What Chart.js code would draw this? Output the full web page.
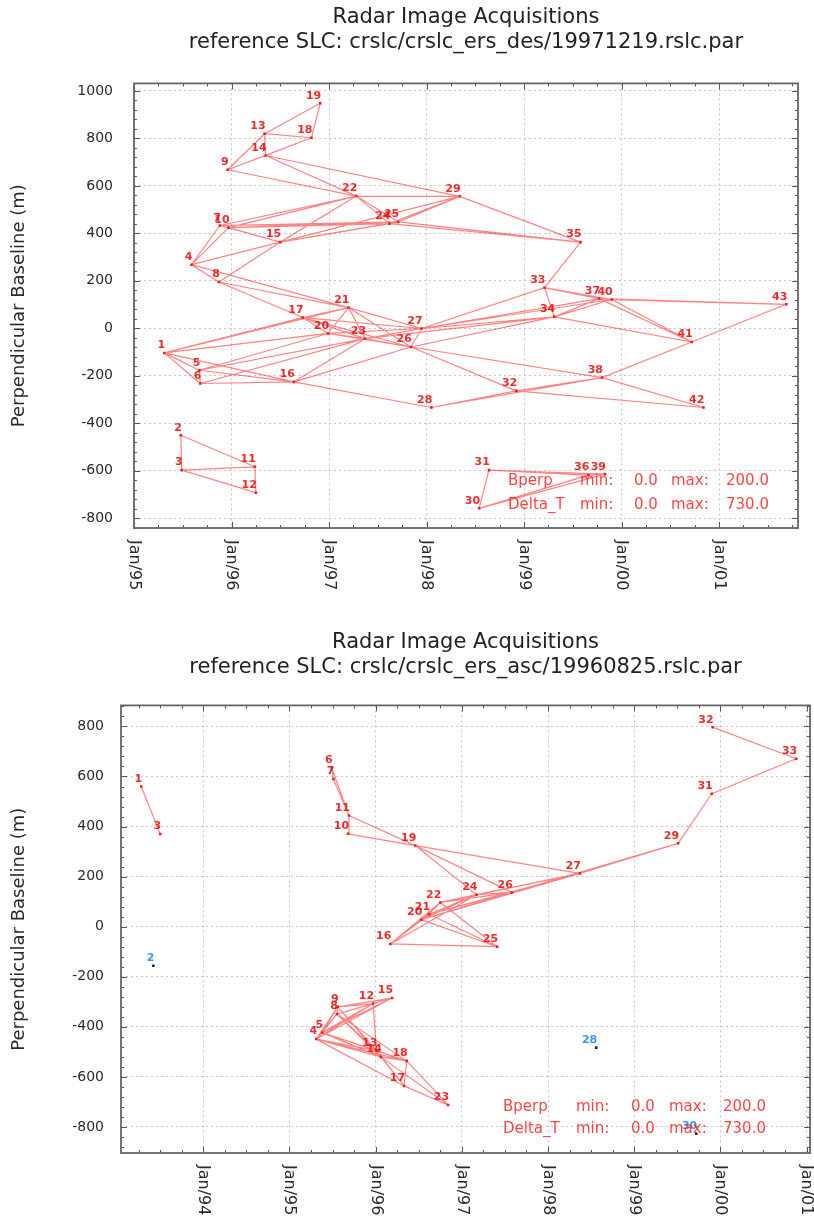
<!DOCTYPE html>
<html>
<head>
<meta charset="utf-8">
<script src="https://cdn.jsdelivr.net/npm/chart.js@4.4.1/dist/chart.umd.min.js"></script>
<style>
  html, body { margin: 0; padding: 0; background: #fff; }
  .box { position: absolute; left: 0; width: 814px; height: 611px; }
  #desBox { top: 0; }
  #ascBox { top: 611px; }
</style>
</head>
<body>
<div class="box" id="desBox"><canvas id="desChart" width="814" height="611"></canvas></div>
<div class="box" id="ascBox"><canvas id="ascChart" width="814" height="611"></canvas></div>
<script>
// pair selection limits, as printed in the plots
const BPERP_MAX = 200;  // m
const DT_MAX = 730;     // days

// descending track, reference 19971219
const desLabels = ['1','2','3','4','5','6','7','8','9','10','11','12','13','14','15','16','17','18','19','20','21','22',
  '23','24','25','26','27','28','29','30','31','32','33','34','35','36','37','38','39','40','41','42','43'];
const desDates = [1995.31, 1995.48, 1995.49, 1995.59, 1995.67, 1995.68, 1995.88, 1995.87, 1995.96, 1995.97, 1996.24,
  1996.25, 1996.34, 1996.35, 1996.50, 1996.64, 1996.73, 1996.82, 1996.91, 1996.99, 1997.20, 1997.28, 1997.37,
  1997.62, 1997.71, 1997.84, 1997.95, 1998.05, 1998.34, 1998.54, 1998.64, 1998.92, 1999.21, 1999.31, 1999.58,
  1999.66, 1999.77, 1999.80, 1999.83, 1999.90, 2000.72, 2000.84, 2001.69];
const desBperp = [-104, -451, -598, 268, -177, -233, 433, 195, 668, 424, -584, -693, 820, 728, 363, -226, 45, 803,
  948, -22, 87, 557, -44, 441, 448, -79, -1, -334, 556, -759, -598, -264, 171, 48, 363, -619, 125, -208, -615,
  121, -58, -334, 101];
const desYearTicks = [1995, 1996, 1997, 1998, 1999, 2000, 2001];
const desBperpTicks = [-800, -600, -400, -200, 0, 200, 400, 600, 800, 1000];

// ascending track, reference 19960825
const ascLabels = ['1','2','3','4','5','6','7','8','9','10','11','12','13','14','15','16','17','18','19','20','21',
  '22','23','24','25','26','27','28','29','30','31','32','33'];
const ascDates = [1993.28, 1993.42, 1993.50, 1995.31, 1995.38, 1995.49, 1995.51, 1995.55, 1995.56, 1995.68, 1995.69,
  1995.97, 1996.01, 1996.06, 1996.19, 1996.17, 1996.33, 1996.36, 1996.46, 1996.53, 1996.62, 1996.75, 1996.84,
  1997.17, 1997.41, 1997.58, 1998.37, 1998.56, 1999.51, 1999.72, 1999.90, 1999.91, 2000.88];
const ascBperp = [560, -156, 370, -449, -423, 635, 590, -349, -320, 371, 444, -307, -495, -520, -285, -69, -636,
  -536, 324, 28, 50, 97, -712, 128, -80, 137, 213, -483, 333, -827, 531, 797, 671];
const ascYearTicks = [1994, 1995, 1996, 1997, 1998, 1999, 2000, 2001];
const ascBperpTicks = [-800, -600, -400, -200, 0, 200, 400, 600, 800];

const FONT = 'DejaVu Sans';

function buildEdges(dates, bperp) {
  const pts = [];
  const used = dates.map(() => false);
  for (let i = 0; i < dates.length; i++) {
    for (let j = i + 1; j < dates.length; j++) {
      const dB = Math.abs(bperp[i] - bperp[j]);
      const dT = Math.abs(dates[i] - dates[j]) * 365.25;
      if (dB <= BPERP_MAX && dT <= DT_MAX) {
        pts.push({x: dates[i], y: bperp[i]}, {x: dates[j], y: bperp[j]}, {x: null, y: null});
        used[i] = used[j] = true;
      }
    }
  }
  return {pts, used};
}

function yearLabel(v) {
  return 'Jan/' + String(v % 100).padStart(2, '0');
}

// tick marks inside the frame, frame, rotated date labels, pair limits text
const framePlugin = {
  id: 'frame',
  afterDraw(chart, args, opts) {
    const {ctx, chartArea: a} = chart;
    const xs = chart.scales.x, ys = chart.scales.y;
    ctx.save();
    ctx.strokeStyle = '#555';
    ctx.lineWidth = 1;
    ctx.beginPath();
    for (let v = Math.ceil(xs.min * 4) / 4; v <= xs.max; v += 0.25) {
      const px = Math.round(xs.getPixelForValue(v)) + 0.5;
      const len = Math.abs(v - Math.round(v)) < 1e-6 ? 6 : 3;
      ctx.moveTo(px, a.bottom); ctx.lineTo(px, a.bottom - len);
      ctx.moveTo(px, a.top); ctx.lineTo(px, a.top + len);
    }
    for (let v = Math.ceil(ys.min / 40) * 40; v <= ys.max; v += 40) {
      const py = Math.round(ys.getPixelForValue(v)) + 0.5;
      const len = v % 200 === 0 ? 6 : 3;
      ctx.moveTo(a.left, py); ctx.lineTo(a.left + len, py);
      ctx.moveTo(a.right, py); ctx.lineTo(a.right - len, py);
    }
    ctx.stroke();
    ctx.strokeStyle = '#666';
    ctx.lineWidth = 1.8;
    ctx.strokeRect(a.left, a.top, a.right - a.left, a.bottom - a.top);

    ctx.fillStyle = '#2a2a2a';
    ctx.font = '16px "' + FONT + '"';
    ctx.textAlign = 'left';
    ctx.textBaseline = 'middle';
    xs.ticks.forEach(t => {
      const px = xs.getPixelForValue(t.value);
      ctx.save();
      ctx.translate(px, a.bottom + 12);
      ctx.rotate(Math.PI / 2);
      ctx.fillText(yearLabel(t.value), 0, 0);
      ctx.restore();
    });

    ctx.fillStyle = 'rgba(255,20,20,0.8)';
    ctx.font = '15px "' + FONT + '"';
    const rows = [
      ['Bperp', 'min:', '0.0', 'max:', BPERP_MAX.toFixed(1)],
      ['Delta_T', 'min:', '0.0', 'max:', DT_MAX.toFixed(1)]
    ];
    rows.forEach((row, r) => {
      row.forEach((s, k) => ctx.fillText(s, opts.cols[k], opts.rows[r]));
    });
    ctx.restore();
  }
};

// point numbers next to each acquisition
const labelPlugin = {
  id: 'ptLabels',
  afterDatasetsDraw(chart, args, opts) {
    const meta = chart.getDatasetMeta(1);
    const ctx = chart.ctx;
    ctx.save();
    ctx.font = 'bold 11px "' + FONT + '"';
    ctx.textAlign = 'right';
    ctx.textBaseline = 'bottom';
    meta.data.forEach((el, i) => {
      ctx.fillStyle = opts.used[i] ? 'rgba(235,20,20,0.9)' : '#3f95ec';
      ctx.fillText(opts.labels[i], el.x + 1, el.y - 2);
    });
    ctx.restore();
  }
};

function makeChart(id, cfg) {
  const {pts, used} = buildEdges(cfg.dates, cfg.bperp);
  const points = cfg.dates.map((d, i) => ({x: d, y: cfg.bperp[i]}));
  const gridStyle = {color: '#c4c4c4', lineWidth: 1, drawTicks: false};
  return new Chart(document.getElementById(id), {
    type: 'scatter',
    data: {
      datasets: [
        {
          type: 'line',
          data: pts,
          borderColor: 'rgba(255,30,30,0.55)',
          borderWidth: 1.2,
          pointRadius: 0,
          tension: 0,
          spanGaps: false
        },
        {
          type: 'scatter',
          data: points,
          pointStyle: 'rect',
          pointRadius: 1.8,
          borderWidth: 0,
          backgroundColor: used.map(u => u ? '#f01818' : '#222')
        }
      ]
    },
    options: {
      responsive: false,
      animation: false,
      layout: {padding: {left: 0, right: cfg.padRight, top: 0, bottom: 0}},
      scales: {
        x: {
          type: 'linear',
          min: cfg.xMin,
          max: cfg.xMax,
          afterBuildTicks: s => { s.ticks = cfg.yearTicks.map(v => ({value: v})); },
          afterFit: s => { s.height = cfg.bottomH; },
          grid: gridStyle,
          border: {display: false, dash: [2, 3]},
          ticks: {display: false}
        },
        y: {
          type: 'linear',
          min: cfg.yMin,
          max: cfg.yMax,
          afterBuildTicks: s => { s.ticks = cfg.bperpTicks.map(v => ({value: v})); },
          afterFit: s => { s.width = cfg.leftW; },
          grid: gridStyle,
          border: {display: false, dash: [2, 3]},
          ticks: {
            padding: cfg.tickPad,
            color: '#2a2a2a',
            font: {family: FONT, size: 14},
            callback: v => String(v)
          },
          title: {
            display: true,
            text: 'Perpendicular Baseline (m)',
            color: '#2a2a2a',
            font: {family: FONT, size: 18},
            padding: {top: 9, bottom: 0}
          }
        }
      },
      plugins: {
        legend: {display: false},
        tooltip: {enabled: false},
        title: {
          display: true,
          text: 'Radar Image Acquisitions',
          fullSize: false,
          color: '#222',
          font: {family: FONT, size: 21, weight: 'normal'},
          padding: {top: cfg.titleTop, bottom: 0}
        },
        subtitle: {
          display: true,
          text: cfg.subtitle,
          fullSize: false,
          color: '#222',
          font: {family: FONT, size: 21, weight: 'normal'},
          padding: {top: 0, bottom: cfg.subBottom}
        },
        frame: {cols: cfg.statCols, rows: cfg.statRows},
        ptLabels: {labels: cfg.labels, used}
      }
    },
    plugins: [framePlugin, labelPlugin]
  });
}

makeChart('desChart', {
  labels: desLabels, dates: desDates, bperp: desBperp,
  yearTicks: desYearTicks, bperpTicks: desBperpTicks,
  xMin: 1995.0, xMax: 2001.81, yMin: -842, yMax: 1032,
  leftW: 134, padRight: 16, bottomH: 83, tickPad: 21,
  titleTop: 5, subBottom: 28,
  subtitle: 'reference SLC: crslc/crslc_ers_des/19971219.rslc.par',
  statCols: [508, 580, 634, 671, 726], statRows: [481, 505]
});

makeChart('ascChart', {
  labels: ascLabels, dates: ascDates, bperp: ascBperp,
  yearTicks: ascYearTicks, bperpTicks: ascBperpTicks,
  xMin: 1993.045, xMax: 2001.04, yMin: -904, yMax: 884,
  leftW: 121, padRight: 4, bottomH: 69, tickPad: 17,
  titleTop: 19, subBottom: 25,
  subtitle: 'reference SLC: crslc/crslc_ers_asc/19960825.rslc.par',
  statCols: [503, 576, 631, 669, 723], statRows: [496, 518]
});
</script>
</body>
</html>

-- -- --

## Exercise details
Leave the pictures out and please restate exactly the lines running from the start of the material through the one with "const DT_MAX = 730;".

## Written answer
What Chart.js code would draw this? Output the full web page.
<!DOCTYPE html>
<html>
<head>
<meta charset="utf-8">
<script src="https://cdn.jsdelivr.net/npm/chart.js@4.4.1/dist/chart.umd.min.js"></script>
<style>
  html, body { margin: 0; padding: 0; background: #fff; }
  .box { position: absolute; left: 0; width: 814px; height: 611px; }
  #desBox { top: 0; }
  #ascBox { top: 611px; }
</style>
</head>
<body>
<div class="box" id="desBox"><canvas id="desChart" width="814" height="611"></canvas></div>
<div class="box" id="ascBox"><canvas id="ascChart" width="814" height="611"></canvas></div>
<script>
// pair selection limits, as printed in the plots
const BPERP_MAX = 200;  // m
const DT_MAX = 730;     // days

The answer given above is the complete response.